David Kurasz, executive director of the New Jersey Fire Sprinkler Advisory Board, a trade group, said sprinklers had been required by state law in newly built high-rises for over 30 years. He said retrofitting with sprinklers is required for some older buildings undergoing renovations or reuse, depending on the nature or extent of the changes.

He emphasized that sprinklers are no substitute for firefighters, who extinguish fires and, first and foremost, rescue any occupants.

“A fire sprinkler system is designed to keep the fire in check,” he said. “You still need the fire department to go in there.

Newark Fire Chief Rufus L. Jackson had been trying to beat the clock, advocating for a new downtown firehouse as new towers raise the downtown skyline ever higher.

“I’ve been in talks with the mayor and the business administrator for months about building a station in the downtown district and expanding the department because of the growth of the downtown district and also the high-rises,” Jackson said during last week’s press conference. “It’s important that we try to get ahead of it. And it’s important that we get downtown and begin to train and begin to do the things that we need to do to be safe and operate safely and keep the community safe.”

Notable downtown high-rises include 1 Theater Square, a 22-story apartment tower near the New Jersey Performing Arts Center, or NJPAC, completed in 2018; a 22-story building opened at 1 Rector St. a year later, and the 33-story 777 McCarter opened this spring.

In addition, there are older Newark skyscrapers, some of them office buildings from the early 20th Century recently redeveloped into apartments.

Jersey City, where explosive growth along the Hudson River preceded and exceeded Newark’s building boom, created two high-rise firefighting units last summer.

Details on Newark’s new downtown fire station haven’t been worked out, including when it will be completed and where, how much it will cost, or how it will be equipped and staffed, said Catherine Adams, a spokesperson for the Newark Department of Public Safety, which includes the fire division.

But, the City Council has discussed the need for a new downtown fire house due to the neighborhood’s growth.
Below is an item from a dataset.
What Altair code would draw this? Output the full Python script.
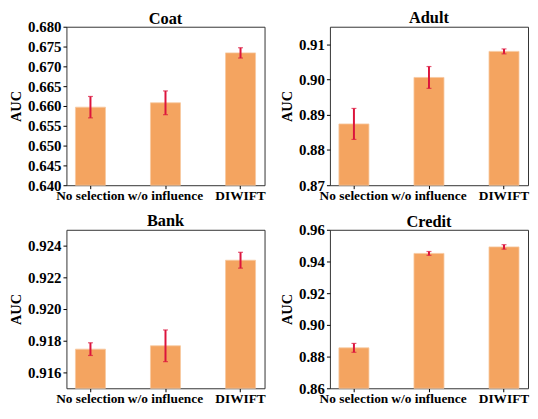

And Council President Lamonica McIver strongly supports it, for fires in high or low-rise housing or commercial space that’s been built, restored or endured downtown.

“This is something we’ve been talking about for quite some time,” said McIver, whose Central Ward council district includes part of downtown Newark, as does the East Ward, represented by Councilman Michael Silva. “I’m supportive of it, and I’m sure Councilman Silva is, as well.”

A new firehouse is certain to be a multi-million dollar expense. But McIver said, “We have no other choice.”

Since the port fire that took the lives of Augusto “Augie” Acabou, 45, and Wayne “Bear” Brooks Jr., 49, Newark’s rank-and-file and fire officers’ unions have reiterated their longstanding positions that the fire division is understaffed.

The mayor and chief acknowledged as much last week, though not to the extent the unions assert. Including the nine rookies, Baraka and Jackson said the force was 39 members short of a full contingent of 494 and that they planned to hire 50 more this year. Baraka said he didn’t blame the unions for making their voices heard after the two fatalities.

Michael Giunta, president of the Newark Firefighters Union, sounded a conciliatory note this week, saying talk of a new downtown firehouse “sounds fantastic” while noting that he had served at the Mulberry Street station as a member of Truck Company 1 and Rescue 1.

Giunta said he was scheduled to meet with the mayor on Tuesday to discuss staffing issues. He said his priority was recruiting and hiring more firefighters to improve fire service more quickly than it would take to create a new firehouse, but he supported both.

“We as a union welcome any new firehouses, new equipment, or new firefighters,” Giunta said. “You’re not going to get any pushback from me.”